Sweet and Salty Peanut Chocolate Chunk Cookies

Photo: Becky Luigart-Stayner; Styling: Cindy Barr

Coarse-grained sea salt does not melt into the batter, so you experience a crunchy burst with every bite. Use any other nut you like in place of peanuts.

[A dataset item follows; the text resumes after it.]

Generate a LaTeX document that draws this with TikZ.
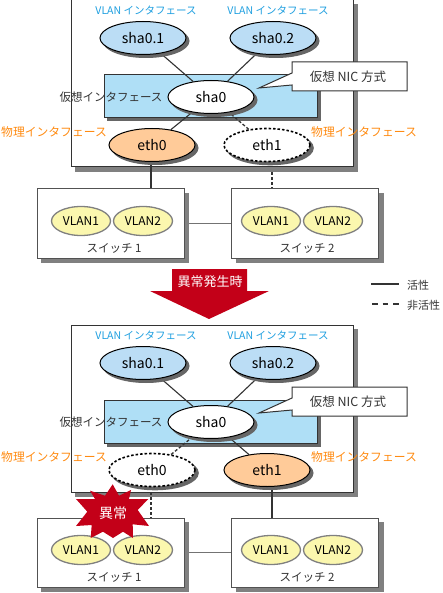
\documentclass[tikz,border=0pt]{standalone}
\usepackage{fontspec}
\setmainfont{Noto Sans CJK JP}
\usetikzlibrary{shapes.geometric}
\definecolor{vlanblue}{HTML}{1E9FE0}
\definecolor{phyorange}{HTML}{FF8A10}
\definecolor{shablue}{HTML}{BBDDF5}
\definecolor{rectblue}{HTML}{AFDFF6}
\definecolor{ethorange}{HTML}{FFCB99}
\definecolor{vlanyellow}{HTML}{FBF7AE}
\definecolor{alarmred}{HTML}{C30018}
\definecolor{linedark}{HTML}{333333}
\definecolor{shadowgray}{HTML}{808080}
\pgfdeclarelayer{boxes}
\pgfdeclarelayer{wires}
\pgfsetlayers{boxes,wires,main}
\tikzset{
  boxshadow/.style={preaction={draw=shadowgray,solid,fill=shadowgray,transform canvas={xshift=4.5pt,yshift=-4.5pt}}},
  ovalshadow/.style={preaction={draw=shadowgray!80!black,solid,fill=shadowgray!80!black,transform canvas={xshift=3pt,yshift=-3pt}}},
  hostbox/.style={draw=linedark,fill=white,line width=1pt,minimum width=282pt,minimum height=167pt,boxshadow},
  groupbox/.style={draw=linedark,fill=rectblue,line width=1pt,minimum width=213pt,minimum height=43pt,ovalshadow},
  switchbox/.style={draw=linedark!85,fill=white,line width=1pt,minimum width=147pt,minimum height=69pt,boxshadow},
  oval/.style={ellipse,draw=black,line width=1pt,minimum width=86pt,minimum height=33pt,inner sep=0pt,font=\fontsize{14}{14}\selectfont},
  shaoval/.style={oval,fill=shablue,ovalshadow},
  virtoval/.style={oval,fill=white,ovalshadow},
  ethoval/.style={oval,fill=ethorange,ovalshadow},
  downoval/.style={oval,fill=white,line width=1.6pt,dash pattern=on 2.5pt off 2pt,ovalshadow},
  vlanoval/.style={ellipse,draw=gray,fill=vlanyellow,line width=1.3pt,minimum width=59pt,minimum height=29pt,inner sep=0pt,font=\fontsize{12}{12}\selectfont},
  vlanlabel/.style={text=vlanblue,font=\fontsize{10.5}{10.5}\selectfont},
  phylabel/.style={text=phyorange,font=\fontsize{11.8}{11.8}\selectfont},
  plainlabel/.style={text=linedark,font=\fontsize{11.5}{11.5}\selectfont},
  calloutbox/.style={draw=linedark,fill=white,line width=1pt},
  wire/.style={draw=linedark,line width=1.1pt},
  stub/.style={draw=linedark,line width=1.8pt},
  downwire/.style={draw=linedark,line width=1.7pt,dash pattern=on 3pt off 2pt},
  trunk/.style={draw=gray!90!black,line width=1.5pt},
}
\begin{document}
\begin{tikzpicture}[x=1pt,y=-1pt]
  \useasboundingbox (0,0) rectangle (443,593);
  % Switches, before the fault
  \node[switchbox] (swa) at (110.5,223.5) {};
  \node[switchbox] (swb) at (305,223.5) {};
  \node[vlanoval] (vlana1) at (81,221) {VLAN1};
  \node[vlanoval] (vlana2) at (143,221) {VLAN2};
  \node[vlanoval] (vlanb1) at (271,221) {VLAN1};
  \node[vlanoval] (vlanb2) at (333,221) {VLAN2};
  \node[plainlabel] (swalabel) at (114,248) {スイッチ 1};
  \node[plainlabel] (swblabel) at (307,248) {スイッチ 2};
  % Switches, after the fault
  \node[switchbox] (swc) at (110.5,552.5) {};
  \node[switchbox] (swd) at (305,552.5) {};
  \node[vlanoval] (vlanc1) at (81,550) {VLAN1};
  \node[vlanoval] (vlanc2) at (143,550) {VLAN2};
  \node[vlanoval] (vland1) at (271,550) {VLAN1};
  \node[vlanoval] (vland2) at (333,550) {VLAN2};
  \node[plainlabel] (swclabel) at (114,577) {スイッチ 1};
  \node[plainlabel] (swdlabel) at (307,577) {スイッチ 2};
  % Host frames
  \begin{pgfonlayer}{boxes}
    \node[hostbox] (hosta) at (212,83.5) {};
    \node[hostbox] (hostb) at (212,408.5) {};
    \node[groupbox] (groupa) at (210.5,96.5) {};
    \node[groupbox] (groupb) at (210.5,421.5) {};
  \end{pgfonlayer}
  % Upper host
  \node[vlanlabel] (vlantxta) at (146,10) {VLAN インタフェース};
  \node[vlanlabel] (vlantxtb) at (278,10) {VLAN インタフェース};
  \node[shaoval] (shaa1) at (143,38) {sha0.1};
  \node[shaoval] (shaa2) at (273,38) {sha0.2};
  \node[virtoval] (shaa) at (211,97) {sha0};
  \node[ethoval] (etha0) at (152,145) {eth0};
  \node[downoval] (etha1) at (267,145) {eth1};
  \node[plainlabel,anchor=east] (virttxta) at (166,97) {仮想インタフェース};
  \node[phylabel,anchor=west,inner xsep=0pt] (phytxta) at (1,132) {物理インタフェース};
  \node[phylabel,anchor=west,inner xsep=0pt] (phytxtb) at (311,132) {物理インタフェース};
  % Callout
  \filldraw[calloutbox] (292,62) -- (407,62) -- (407,91) -- (292,91) -- (292,85) -- (259,88) -- (292,73) -- cycle;
  \node[plainlabel,font=\fontsize{12.5}{12.5}\selectfont] (nictxta) at (348,77) {仮想 NIC 方式};
  % Lower host
  \node[vlanlabel] (vlantxtc) at (146,335) {VLAN インタフェース};
  \node[vlanlabel] (vlantxtd) at (278,335) {VLAN インタフェース};
  \node[shaoval] (shab1) at (143,363) {sha0.1};
  \node[shaoval] (shab2) at (273,363) {sha0.2};
  \node[virtoval] (shab) at (211,422) {sha0};
  \node[downoval] (ethb0) at (152,470) {eth0};
  \node[ethoval] (ethb1) at (267,470) {eth1};
  \node[plainlabel,anchor=east] (virttxtb) at (166,422) {仮想インタフェース};
  \node[phylabel,anchor=west,inner xsep=0pt] (phytxtc) at (1,457) {物理インタフェース};
  \node[phylabel,anchor=west,inner xsep=0pt] (phytxtd) at (311,457) {物理インタフェース};
  \filldraw[calloutbox] (292,387) -- (407,387) -- (407,416) -- (292,416) -- (292,410) -- (259,413) -- (292,398) -- cycle;
  \node[plainlabel,font=\fontsize{12.5}{12.5}\selectfont] (nictxtb) at (348,402) {仮想 NIC 方式};
  % Connectors
  \coordinate (dropa) at (151,160);
  \coordinate (dropb) at (272,172);
  \coordinate (dropc) at (151,492);
  \coordinate (dropd) at (272,485);
  \begin{pgfonlayer}{wires}
    \draw[wire] (shaa1) -- (shaa);
    \draw[wire] (shaa2) -- (shaa);
    \draw[wire] (etha0) -- (shaa);
    \draw[downwire,line width=1.3pt] (etha1) -- (shaa);
    \draw[stub] (dropa) -- (dropa |- swa.north);
    \draw[downwire] (dropb) -- (dropb |- swb.north);
    \draw[trunk] (swa) -- (swb);
    \draw[wire] (shab1) -- (shab);
    \draw[wire] (shab2) -- (shab);
    \draw[downwire,line width=1.3pt] (ethb0) -- (shab);
    \draw[wire] (ethb1) -- (shab);
    \draw[downwire] (dropc) -- (dropc |- swc.north);
    \draw[stub] (dropd) -- (dropd |- swd.north);
    \draw[trunk] (swc) -- (swd);
  \end{pgfonlayer}
  % Fault arrow
  \fill[alarmred] (172,269) -- (247,269) -- (247,291) -- (269,291) -- (209,319) -- (150,291) -- (172,291) -- cycle;
  \node[text=white,font=\fontsize{13}{13}\selectfont] (faulttxt) at (210,282) {異常発生時};
  % Legend
  \coordinate (keya) at (371,284);
  \coordinate (keyaend) at (399,284);
  \coordinate (keyb) at (372,304);
  \coordinate (keybend) at (401,304);
  \node[plainlabel,anchor=west,inner xsep=0pt,font=\fontsize{11}{11}\selectfont] (activetxt) at (407,285) {活性};
  \node[plainlabel,anchor=west,inner xsep=0pt,font=\fontsize{11}{11}\selectfont] (standbytxt) at (407,305) {非活性};
  \draw[stub,line width=1.4pt] (keya) -- (keyaend);
  \draw[downwire,line width=1.4pt,dash pattern=on 5.5pt off 5pt] (keyb) -- (keybend);
  % Burst
  \fill[alarmred] (112.7,484.3) -- (119,495.7) -- (131,490) -- (129,499) -- (148.3,499) -- (137.7,510) -- (149,526) -- (132.7,524.3) -- (133,538) -- (123,531.7) -- (113,538) -- (103,531.7) -- (90.7,538) -- (91.7,525) -- (76,526) -- (87.3,511.7) -- (76,499) -- (95,499) -- (90,490.7) -- (105,495.7) -- cycle;
  \node[text=white,font=\fontsize{14}{14}\selectfont] (burst) at (113,513) {異常};
\end{tikzpicture}
\end{document}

Yield: 38 cookies (serving size: 1 cookie)
Recipe from Cooking Light

More From Cooking Light

Nutritional Information

Amount per serving
  • Calories: 61
  • Calories from fat: 35%
  • Fat: 2.4g
  • Saturated fat: 1.2g
  • Monounsaturated fat: 0.8g
  • Polyunsaturated fat: 0.3g
  • Protein: 0.9g
  • Carbohydrate: 9.2g
  • Fiber: 0.3g
  • Cholesterol: 9mg
  • Iron: 0.3mg
  • Sodium: 48mg
  • Calcium: 9mg

Ingredients

  • 1/3 cup coarsely chopped unsalted, dry-roasted peanuts
  • 1 cup all-purpose flour (about 4 1/2 ounces)
  • 1/2 teaspoon baking powder
  • 1/4 teaspoon baking soda
  • 1/2 cup granulated sugar
  • 1/2 cup packed brown sugar
  • 1/4 cup unsalted butter, softened
  • 1 teaspoon vanilla extract
  • 1 large egg
  • 1/3 cup semisweet chocolate chips
  • 1/2 teaspoon coarse sea salt
  • Cooking spray

Preparation

  1. Preheat oven to 350°.
  2. Place nuts in a small baking pan. Bake at 350° for 8 minutes or until lightly toasted; cool.
  3. Lightly spoon flour into a dry measuring cup; level with a knife. Combine flour, baking powder, and baking soda, stirring well with a whisk.
  4. Place sugars and butter in a large bowl; beat with a mixer at medium speed until well blended (about 2 minutes). Add vanilla and egg; beat until combined. Add flour mixture to sugar mixture; beat at low speed until well blended. Stir in peanuts, chocolate chips, and salt.
  5. Drop dough by teaspoonfuls 2 inches apart onto baking sheets coated with cooking spray. Bake at 350° for 10 minutes or until edges are lightly browned. Cool on pans 5 minutes. Remove cookies from pans; cool completely on wire racks.